Research shows institutional factors are key in improving sustainability models

Written by
Cara Clase, Ph.D., Center for Policy Research on Energy and the Environment
April 22, 2024

One way researchers analyze real-world, sustainability questions is by utilizing computational models.  These models use data to derive the relationships between economic, social, and natural systems and quantify the potential outcomes of public policies and behavioral changes.  Sustainability models have provided useful insights on a wide range of societal challenges,  such as energy transition, climate mitigation, and environmental protection.  

These models have played an important role in supporting environmental decision making and problem solving, but it can be difficult to codify the complexities of human systems and institutional rules  that influence sustainability outcomes.  Collaborating with researchers at the University of California San Diego and Delft University, C-PREE faculty member Wei Peng co-authored a study that uses modeling experiments to demonstrate the importance of institutional factors in computational sustainability models.

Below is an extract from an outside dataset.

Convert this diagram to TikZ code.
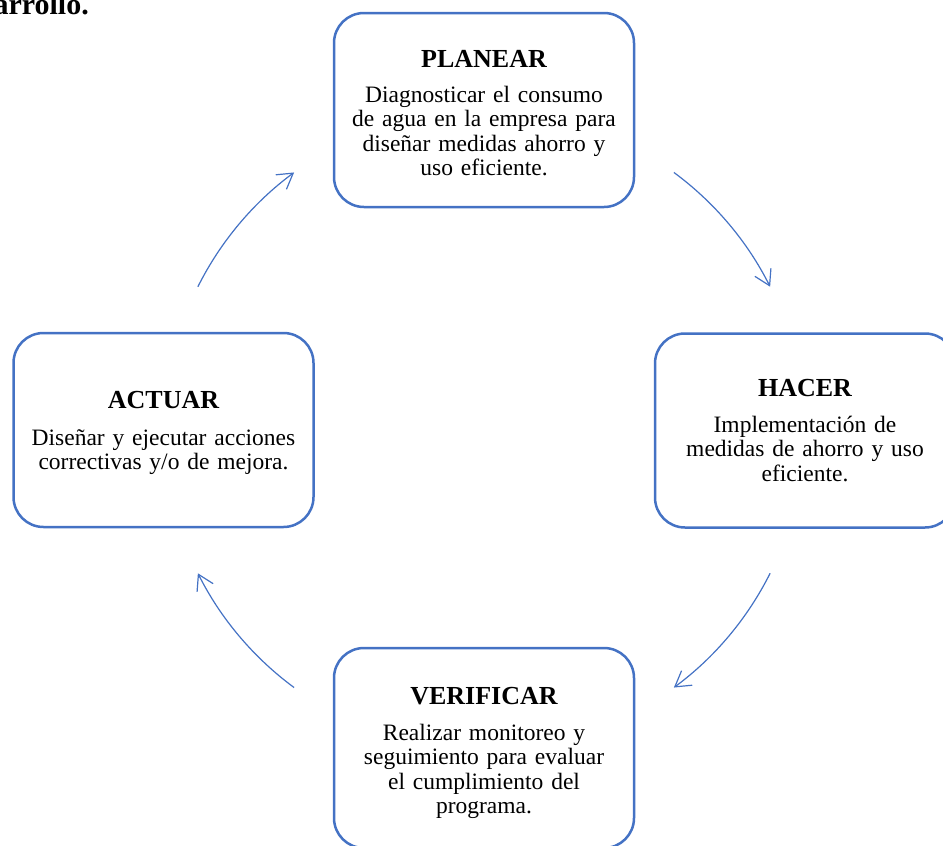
\documentclass[tikz,border=0pt]{standalone}
\usepackage{fontspec}
\setmainfont{Liberation Serif}
\usetikzlibrary{arrows.meta}
\definecolor{cycleblue}{HTML}{4472C4}
\begin{document}
\begin{tikzpicture}[x=1pt,y=-1pt,
  phasebox/.style={draw=cycleblue, line width=2.5pt, rounded corners=30pt,
    minimum width=300pt, minimum height=194pt, inner sep=0pt},
  phasetitle/.style={font=\fontsize{26}{28}\selectfont\bfseries, anchor=base, inner sep=0pt},
  phasetext/.style={font=\fontsize{23.5}{24.5}\selectfont, text width=290pt,
    align=center, anchor=base, inner sep=0pt},
  cyclearrow/.style={draw=cycleblue, line width=1.2pt,
    -{Straight Barb[length=15pt,width=18pt]}}]
  \useasboundingbox (0,0) rectangle (943,846);

  % heading fragment at the top left
  \node[font=\fontsize{30}{32}\selectfont\bfseries, anchor=base east, inner sep=0pt]
    (heading) at (89,14) {arrollo.};

  % the four phases of the cycle
  \node[phasebox] (plan) at (484,110) {};
  \node[phasetitle] (planT) at (484,67) {PLANEAR};
  \node[phasetext] (planB) at (484,102) {Diagnosticar el consumo\\de agua en la empresa para\\diseñar medidas ahorro y\\uso eficiente.};

  \node[phasebox] (do) at (805,430.5) {};
  \node[phasetitle] (doT) at (805,396) {HACER};
  \node[phasetext] (doB) at (805,432) {Implementación de\\medidas de ahorro y uso\\eficiente.};

  \node[phasebox, minimum height=200pt] (check) at (484,748) {};
  \node[phasetitle] (checkT) at (484,704) {VERIFICAR};
  \node[phasetext] (checkB) at (484,740) {Realizar monitoreo y\\seguimiento para evaluar\\el cumplimiento del\\programa.};

  \node[phasebox] (act) at (163.5,430) {};
  \node[phasetitle] (actT) at (163.5,408) {ACTUAR};
  \node[phasetext] (actB) at (163.5,445) {Diseñar y ejecutar acciones\\correctivas y/o de mejora.};

  % curved arrows running clockwise round the cycle
  \coordinate (hub) at (484,430);
  \path (hub) ++(-53.6:320) coordinate (planOut);
  \path (hub) ++(26.6:320) coordinate (doOut);
  \path (hub) ++(126.4:320) coordinate (checkOut);
  \path (hub) ++(206.6:320) coordinate (actOut);
  \draw[cyclearrow] (planOut) arc[start angle=-53.6, end angle=-26.6, radius=320];
  \draw[cyclearrow] (doOut) arc[start angle=26.6, end angle=53.6, radius=320];
  \draw[cyclearrow] (checkOut) arc[start angle=126.4, end angle=153.4, radius=320];
  \draw[cyclearrow] (actOut) arc[start angle=206.6, end angle=233.6, radius=320];
\end{tikzpicture}
\end{document}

“Most energy models have been built around the physical rules governing the technologies,” explains Peng. “Modeling institutions is much harder. Some institutional factors can be represented in models through technology cost and deployment, such as electricity market rules. Others are deeply uncertain and complex, such as social norms, which makes quantitative modeling quite challenging.  In essence, the right model choice depends on what institutional factor one hopes to capture, and that's exactly the motivation of this study.”

Given the results of the study, the incorporation of institutional changes might be the next frontier for researchers looking to improve the accuracy of sustainability models.